Isarn Sketches Spark Versions Save

Routines and data structures for using isarn-sketches idiomatically in Apache Spark

v0.6.0

1 year ago
  • rebuild against spark 3.2

v0.5.2

3 years ago
  • adds additional fix (#25) for issue #22 Thanks to @JonathanTaws !

v0.5.1

3 years ago
  • fix #21
  • fix #22 Thanks to @JonathanTaws for issues and pull requests!

v0.5.0

3 years ago

This release is a substantial reorganization relative to previous releases, including two major changes:

  • Spark aggregators are now based on a faster java implementation of t-digest
  • The aggregators make use of improved user defined aggregation API starting in 3.0

Some of the object paths have changed to adapt to the Spark API. Refer to the examples on the main README page.
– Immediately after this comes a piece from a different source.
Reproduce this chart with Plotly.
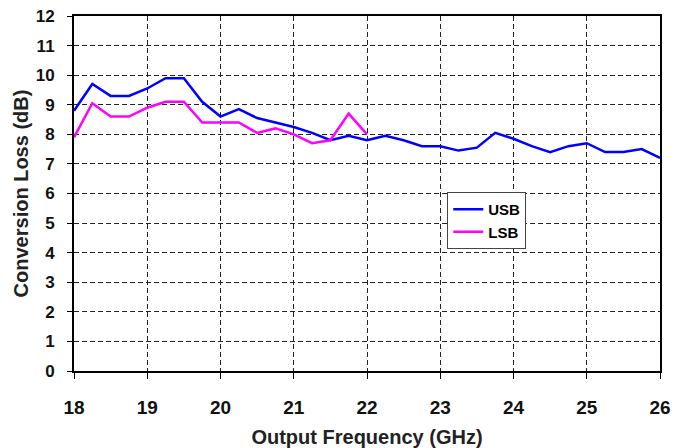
import plotly.graph_objects as go

usb_freq = [18.0, 18.25, 18.5, 18.75, 19.0, 19.25, 19.5, 19.75, 20.0, 20.25, 20.5, 20.75,
            21.0, 21.25, 21.5, 21.75, 22.0, 22.25, 22.5, 22.75, 23.0, 23.25, 23.5, 23.75,
            24.0, 24.25, 24.5, 24.75, 25.0, 25.25, 25.5, 25.75, 26.0]
usb_loss = [8.8, 9.7, 9.3, 9.3, 9.55, 9.9, 9.9, 9.1, 8.6, 8.85, 8.55, 8.4,
            8.25, 8.05, 7.8, 7.95, 7.8, 7.95, 7.8, 7.6, 7.6, 7.45, 7.55, 8.05,
            7.85, 7.6, 7.4, 7.6, 7.7, 7.4, 7.4, 7.5, 7.2]

lsb_freq = [18.0, 18.25, 18.5, 18.75, 19.0, 19.25, 19.5, 19.75, 20.0, 20.25, 20.5, 20.75,
            21.0, 21.25, 21.5, 21.75, 22.0]
lsb_loss = [7.9, 9.05, 8.6, 8.6, 8.9, 9.1, 9.1, 8.4, 8.4, 8.4, 8.05, 8.2,
            8.0, 7.7, 7.8, 8.7, 8.0]

x_ticks = [18, 19, 20, 21, 22, 23, 24, 25, 26]
y_ticks = list(range(0, 13))

font_fam = "Liberation Sans, Arial, sans-serif"

fig = go.Figure()
fig.add_trace(go.Scatter(x=usb_freq, y=usb_loss, mode="lines", name="USB",
                         line=dict(color="#0000FF", width=2.5)))
fig.add_trace(go.Scatter(x=lsb_freq, y=lsb_loss, mode="lines", name="LSB",
                         line=dict(color="#FF00FF", width=2.5)))

fig.update_layout(
    width=674, height=448,
    margin=dict(l=74, r=14, t=16, b=77, autoexpand=False),
    paper_bgcolor="white", plot_bgcolor="white",
    font=dict(family=font_fam, color="#111111"),
    showlegend=True,
    legend=dict(x=0.637, y=0.504, xanchor="left", yanchor="top",
                bgcolor="white", bordercolor="#444444", borderwidth=1,
                font=dict(size=15, family=font_fam, color="#000000", weight="bold"),
                tracegroupgap=0, itemwidth=30),
    annotations=[dict(text="Conversion Loss @ +25 °C, typ", xref="paper", yref="paper",
                      x=0.47, y=1.036, xanchor="center", yanchor="bottom",
                      showarrow=False, font=dict(size=17, color="#222222",
                                                 family="Noto Sans, sans-serif"))],
)

fig.update_xaxes(range=[18, 26], tickvals=x_ticks, ticktext=[str(v) for v in x_ticks],
                 showline=True, linecolor="black", linewidth=2, mirror=True,
                 showgrid=True, gridcolor="#222222", griddash="5px,3px", gridwidth=1,
                 ticks="outside", ticklen=6, tickcolor="black", automargin=False,
                 ticklabelstandoff=12,
                 tickfont=dict(size=19, family=font_fam, weight="bold", color="#111111"),
                 title=dict(text="Output Frequency (GHz)", standoff=18,
                            font=dict(size=20, family=font_fam, weight="bold", color="#222222")),
                 zeroline=False)
fig.update_yaxes(range=[0, 12], tickvals=y_ticks, ticktext=[str(v) for v in y_ticks],
                 showline=True, linecolor="black", linewidth=2, mirror=True,
                 showgrid=True, gridcolor="#222222", griddash="5px,3px", gridwidth=1,
                 ticks="outside", ticklen=5, tickcolor="black", automargin=False,
                 ticklabelstandoff=9,
                 tickfont=dict(size=17, family=font_fam, weight="bold", color="#111111"),
                 title=dict(text="Conversion Loss (dB)", standoff=2,
                            font=dict(size=20, family=font_fam, weight="bold", color="#222222")),
                 zeroline=False)

fig.write_html("out.html", config={"displayModeBar": False},
               post_script="document.body.style.margin='0';")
If you want to use the TDigest aggregations involving Data Frame schema with Array types, you will need Spark 3.0.1 or higher.

v0.4.0

3 years ago
  • removed python pre-compile step: python is now packaged as uncompiled ".py" files
    • python is currently working for python 2 and 3, however python 2 is EOL as of January 2020
  • updated sbt and sbt packages
  • removed python version from the package names: now only the spark version is part of the package version
  • updated README to reflect latest

v0.3.1

5 years ago
  • Fixes #12 and #13
  • Builds against scala 2.11 (scala 2.12 support anticipated for Apache Spark 2.4)
  • PySpark components built with python 2.7 and 3.6
  • sbt and sbt package deps upgraded to latest

v0.3.0

6 years ago

Feature Importance Pipelines

v0.2.0

6 years ago
  • pyspark support
  • publishing to sonatype / maven central
  • cross-publishing for spark and python versions
  • UDAFs for reducing t-digest columns and/or groups via groupBy

v0.1.0

6 years ago

Scala UDAFs for TDigest